Chi si sente un naufrago, chi vuole aggrapparsi per primo alla zattera? Salgono Massi, Salvo, Yuri e Andrea. Cominciano a remare e in un attimo si allontanano, sfrecciano senza paura verso il Bamboo e il Maria Teresa, le due barche che ci fanno da boa. Noi tutti li seguiamo, e i giochi del mare hanno inizio.

Una metafora potente quella della zattera. Simbolo del naufragio e dell’ingegno umano. Del poco, dell’essenzialità, del movimento. Oggetto in trasformazione continua, costruito dalle mani e con l’amore di tutti noi. Scetticismo iniziale, entusiasmo nel percorso, vittoria finale. Fatica e sudore. Soddisfazione.

Più volte richiamata, la zattera, nel fare parola, nei disegni delle nostre isole, nelle lettere finali ai futuri naviganti della Mammoletta.

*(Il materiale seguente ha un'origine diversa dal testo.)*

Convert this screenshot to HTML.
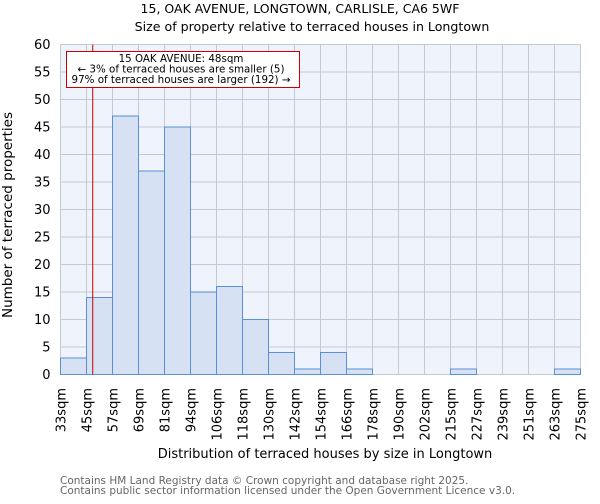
<!DOCTYPE html>
<html><head><meta charset="utf-8"><style>
body{margin:0;background:#fff;font-family:"DejaVu Sans","Liberation Sans",sans-serif}
</style></head><body>
<svg id="c" width="600" height="500" xmlns="http://www.w3.org/2000/svg" font-family="DejaVu Sans, Liberation Sans, sans-serif">
<text x="300" y="13" text-anchor="middle" font-size="12.5">15, OAK AVENUE, LONGTOWN, CARLISLE, CA6 5WF</text>
<text x="312" y="31" text-anchor="middle" font-size="12.6">Size of property relative to terraced houses in Longtown</text>
<rect x="60.5" y="44.5" width="520" height="330" fill="#eef3fc"/>
<g id="grid"></g><g id="bars"></g><g id="axes"></g>
<text x="325" y="458" text-anchor="middle" font-size="13">Distribution of terraced houses by size in Longtown</text>
<text transform="translate(12,215) rotate(-90)" text-anchor="middle" font-size="13.5">Number of terraced properties</text>
<text x="60" y="484" font-size="10.5" fill="#666">Contains HM Land Registry data © Crown copyright and database right 2025.</text>
<text x="60" y="494" font-size="10.5" fill="#666">Contains public sector information licensed under the Open Government Licence v3.0.</text>
</svg>
<script>
const labels=["33sqm","45sqm","57sqm","69sqm","81sqm","94sqm","106sqm","118sqm","130sqm","142sqm","154sqm","166sqm","178sqm","190sqm","202sqm","215sqm","227sqm","239sqm","251sqm","263sqm","275sqm"];
const counts=[3,14,47,37,45,15,16,10,4,1,4,1,0,0,0,1,0,0,0,1];
const yTicks=[0,5,10,15,20,25,30,35,40,45,50,55,60];
const propertySize=48;
const NS="http://www.w3.org/2000/svg";
const X0=60.5,BW=26,Y0=374.5,H=330,YMAX=60;
const y=v=>Y0-v/YMAX*H;
const xi=i=>X0+i*BW;
function mk(t,a,p){const e=document.createElementNS(NS,t);for(const k in a)e.setAttribute(k,a[k]);p.appendChild(e);return e;}
const g=document.getElementById('grid'),b=document.getElementById('bars'),ax=document.getElementById('axes');
yTicks.forEach(v=>{
 const l=mk('line',{x1:X0,x2:X0+counts.length*BW,y1:y(v),y2:y(v),stroke:'#c8c8d0','stroke-width':1},g);
 
 
 const t=mk('text',{x:X0-10,y:y(v)+4.5,'text-anchor':'end','font-size':13},ax);t.textContent=v;
 
 
});
labels.forEach((s,i)=>{
 const l=mk('line',{x1:xi(i),x2:xi(i),y1:Y0-H,y2:Y0,stroke:'#c8c8d0','stroke-width':1},g);
 
 
 const t=mk('text',{transform:`translate(${xi(i)+5},388) rotate(-90)`,'text-anchor':'end','font-size':13},ax);t.textContent=s;
 
 
});
counts.forEach((c,i)=>{
 if(c<=0)return;
 const r=mk('rect',{x:xi(i),y:y(c),width:BW,height:Y0-y(c),fill:'#d6e1f3',stroke:'#5b8fd6','stroke-width':1},b);
 
 
});
const step=(275-33)/20;
const mx=X0+(propertySize-33)/step*BW;
const ml=mk('line',{x1:mx,x2:mx,y1:Y0-H,y2:Y0,stroke:'#cc0000','stroke-width':1},b);


const box=mk('g',{},b);


mk('rect',{x:66.5,y:51.5,width:233,height:36,fill:'#fff',stroke:'#cc0000','stroke-width':1},box);
["15 OAK AVENUE: 48sqm","← 3% of terraced houses are smaller (5)","97% of terraced houses are larger (192) →"].forEach((s,i)=>{
 const t=mk('text',{x:181,y:62+i*10.5,'text-anchor':'middle','font-size':10.3},box);t.textContent=s;
});
</script>
</body></html>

Abbiamo chiesto ai nostri naviganti grandi sforzi di riflessione. Di scendere in profondità. E loro ci hanno preso per mano, e sono scesi, ognuno dentro di sé. Dentro le proprie paure, i propri incubi e le proprie bellezze. Abbiamo chiesto loro di guardare all’altro. L’altro da sé, che specchia e conforta. Gli abbiamo chiesto di trovare il passo comune. Dopo la salita in deserto verso Santa Lucia, la discesa a quattro gambe verso il mare. E “le storie del te, raccontate da me” che ogni volta rivelano sfumature, piccoli dettagli, bellezze nascoste e strati di sofferenze lasciati in fondo al cuore. Storie che accennano altre storie.

E ascoltandole, e parlando con Ciccio, io ho pensato che ognuno dei naviganti è come un tubetto di bolle di sapone, che nella sua vita ne ha fatte e ne farà tante di bolle, e di tutti i tipi. Bolle piccole e belle che sono volate lontano, bolle più grandi e luminose che ancora volano in aria. Bolle che sono uscite dalla bocca con una forma strana, magari ovale invece che tonda, e che poi si sono rotte. Ma non per questo il tubetto smette di fare bolle. Respira di nuovo, appoggia le labbra e soffia. E altre bolle usciranno, e altre bolle dai mille riflessi voleranno.

Abbiamo parlato dei cancelli della tossicodipendenza, del fuori e del dentro, delle etichette che ti mettono gli altri e che ti metti da solo. A me questa condizione viene da pensarla come una bolla di sapone, fra tante che soffiamo nella vita. Una bolla grandissima, che si è rotta, che è scoppiata e non ce l’ha fatta a continuare a volare. Mi piace pensarla come una bolla di sapone storta, che prima di riuscire a farne delle altre belle c’è bisogno di tempo, di cura, di attenzione verso di sé e verso gli altri. C’è bisogno della comunità, del fare insieme e delle regole. C’è bisogno del ‹‹voglio stare bene›› che ci insegnano Pablo e Luciana. Mi pare di aver percepito la tossicodipendenza come un aspetto del tutto – una cosa che ti segna per sempre, che ti scava, certo – ma che non è il tutto stesso.

Quest’esperienza mi ha fatto pensare alle isole della fragilità. Se adesso mi fermassi e, invece di disegnare i momenti apicali della mia vita battezzandoli col nome delle cose belle, disegnassi quelli abissali e gli dessi il nome delle crepe che mi hanno attraversato e che ognuno di noi porta con sé?

Il mio disegno delle isole sarebbe forse simile a quello di Ciccio, di Nicla, di Valerio o di Caterina. Ma forse cambierebbero le barche, le zattere e le funi a cui ci siamo aggrappati per saltare da un’isola all’altra, e gli alberi sui quali ci siamo arrampicati per sfuggire alle nostre tre fiere prima di incontrare Virgilio.

Sono momenti impercettibili, amicizie sbagliate incontrate per caso, terremoti che ci scuotono ma che non abbiamo provocato noi, a fare la differenza tra una strada e un’altra. Tra il mio disegno delle isole e quello di uno dei ragazzi che ho incontrato. Tra una bolla che è scoppiata e una che ha continuato a volare.